One of my favorite parts of one of my favorite movies, August Rush, also illustrates the power of music well.  The part I'll refer to is right after Wizard discovers how almost inhumanly gifted Evan is and they are just talking.

"Wizard: You know what's out there? A series of higher tones. It's arranged by nature. It's governed by the laws of physics, of the whole universe. It's an overtone, it's an energy, it's a wavelength.  And if you're not riding it, good Lord, you'll never hear it.

August: Where do you think it comes from? What I hear.

Wizard: I think it comes from all around you, really. I mean, it's -- Comes through us, some of us.  It's invisible, but -- But you feel it.

August: So only some of us can hear it?

Wizard: Only some of us are listening."

I echo that with all the enthusiasm I can summon here, ONLY SOME OF US  ARE [REALLY] LISTENING.  Music can change the heart and mind of anyone, many times whether they want it to or not.  It can be a powerful force that can change our very nature for the good, if we let it.  It can have a power over the human soul that can only come from God Himself, in all His genius design of what music is.

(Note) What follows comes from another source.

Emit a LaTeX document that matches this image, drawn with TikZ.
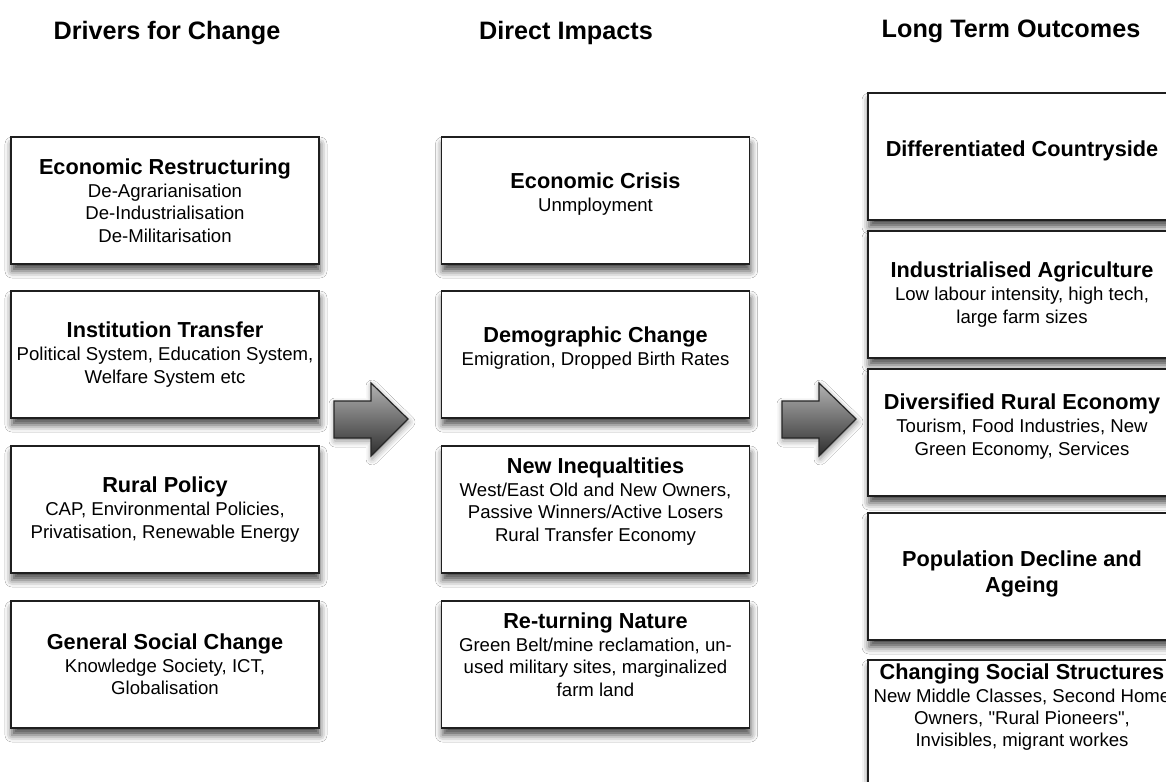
\documentclass[tikz,border=0pt]{standalone}
\usepackage{fontspec}
\setmainfont{Liberation Sans}
\newfontfamily\qfont{Liberation Sans}
\usetikzlibrary{shadows.blur}
\newcommand\btfont{\fontsize{10.85}{13}\selectfont\bfseries}
\newcommand\boxtitle[1]{{\btfont #1}\\[0.5pt]}
\newcommand\sq{{\qfont"}}
\tikzset{
  box/.style={draw=black!88, line width=0.9pt, fill=white,
    minimum width=154pt, minimum height=63.5pt, align=center, inner sep=2pt,
    font=\fontsize{9.3}{11.1}\selectfont,
    blur shadow={shadow xshift=0.5pt, shadow yshift=-3.5pt, shadow blur radius=3.5pt, shadow opacity=70}},
  up/.style={text depth=#1},
  hdr/.style={font=\fontsize{12.6}{15}\selectfont\bfseries},
  txt/.style={align=center, inner sep=0pt, font=\fontsize{9.3}{11.1}\selectfont},
  bigarrow/.style={draw=black!85, line width=0.6pt, line join=miter,
    top color=black!30, bottom color=black!82,
    blur shadow={shadow xshift=0.5pt, shadow yshift=-1.5pt, shadow blur radius=3pt, shadow opacity=45}}
}
\begin{document}
\begin{tikzpicture}[x=0.5pt, y=-0.5pt]
\useasboundingbox (0,0) rectangle (1166,781);
\clip (0,0) rectangle (1166,781);
\fill[white] (0,0) rectangle (1166,781);

% headers
\node[hdr] (h1) at (167,33) {Drivers for Change};
\node[hdr] (h2) at (566,33) {Direct Impacts};
\node[hdr] (h3) at (1011,31) {Long Term Outcomes};

% left column
\node[box] (l1) at (165,200.5) {\boxtitle{Economic Restructuring}De-Agrarianisation\\De-Industrialisation\\De-Militarisation};
\node[box] (l2) at (165,354.5) {\boxtitle{Institution Transfer}Political System, Education System,\\Welfare System etc};
\node[box] (l3) at (165,509.5) {\boxtitle{Rural Policy}CAP, Environmental Policies,\\Privatisation, Renewable Energy};
\node[box] (l4) at (165,664.5) {\boxtitle{General Social Change}Knowledge Society, ICT,\\Globalisation};

% middle column
\node[box, up=8.5pt] (m1) at (595.5,200.5) {\boxtitle{Economic Crisis}Unmployment};
\node[box, up=8.5pt] (m2) at (595.5,354.5) {\boxtitle{Demographic Change}Emigration, Dropped Birth Rates};
\node[box, up=10pt] (m3) at (595.5,509.5) {\boxtitle{New Inequaltities}West/East Old and New Owners,\\Passive Winners/Active Losers\\Rural Transfer Economy};
\node[box, up=10pt] (m4) at (595.5,664.5) {\boxtitle{Re-turning Nature}Green Belt/mine reclamation, un-\\used military sites, marginalized\\farm land};

% right column
\node[box, font=\btfont, up=7.5pt] (r1) at (1022,156.5) {Differentiated Countryside};
\node[box] (r2) at (1022,294.5) {\boxtitle{Industrialised Agriculture}Low labour intensity, high tech,\\large farm sizes};
\node[box, up=8pt] (r3) at (1022,432.5) {\boxtitle{Diversified Rural Economy}Tourism, Food Industries, New\\Green Economy, Services};
\node[box, font=\btfont, up=5pt] (r4) at (1022,576.5) {Population Decline and\\Ageing};
\node[box, anchor=north] (r5) at (1022,659) {};
\node[txt] (r5t) at (1022,707) {\boxtitle{Changing Social Structures}New Middle Classes, Second Home\\Owners, \sq Rural Pioneers\sq,\\Invisibles, migrant workes};

% block arrows
\path[bigarrow] (334,401) -- (371,401) -- (371,383) -- (408,419) -- (371,456) -- (371,438) -- (334,438) -- cycle;
\path[bigarrow] (782,401) -- (819,401) -- (819,383) -- (856,419) -- (819,456) -- (819,438) -- (782,438) -- cycle;
\end{tikzpicture}
\end{document}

Before she moved, Karen gave me a little framed plaque or sign of sorts that simply has a staff with notes and clefs artistically designed as a border with a piano in the middle area and a quote that says "Long after the toys of childhood are forgotten, the gift of music will remain."  My brother Brian bought me a binder of Jon Schmidt piano sheet music for Christmas before I left for my two year mission for the Church of Jesus Christ of Latter-Day Saints. I remember as I realized what it was when I opened it, my dad, in response to the look on my face, said something along the lines of "speechless, for once!" (lol i admit he was justified in that comment).

I have treasured gifts like these to this day and have always thought of them as a reminder of what music really is to me,

A pure, constant, unchanging and unfailing source of food for the soul, love, and inspiration.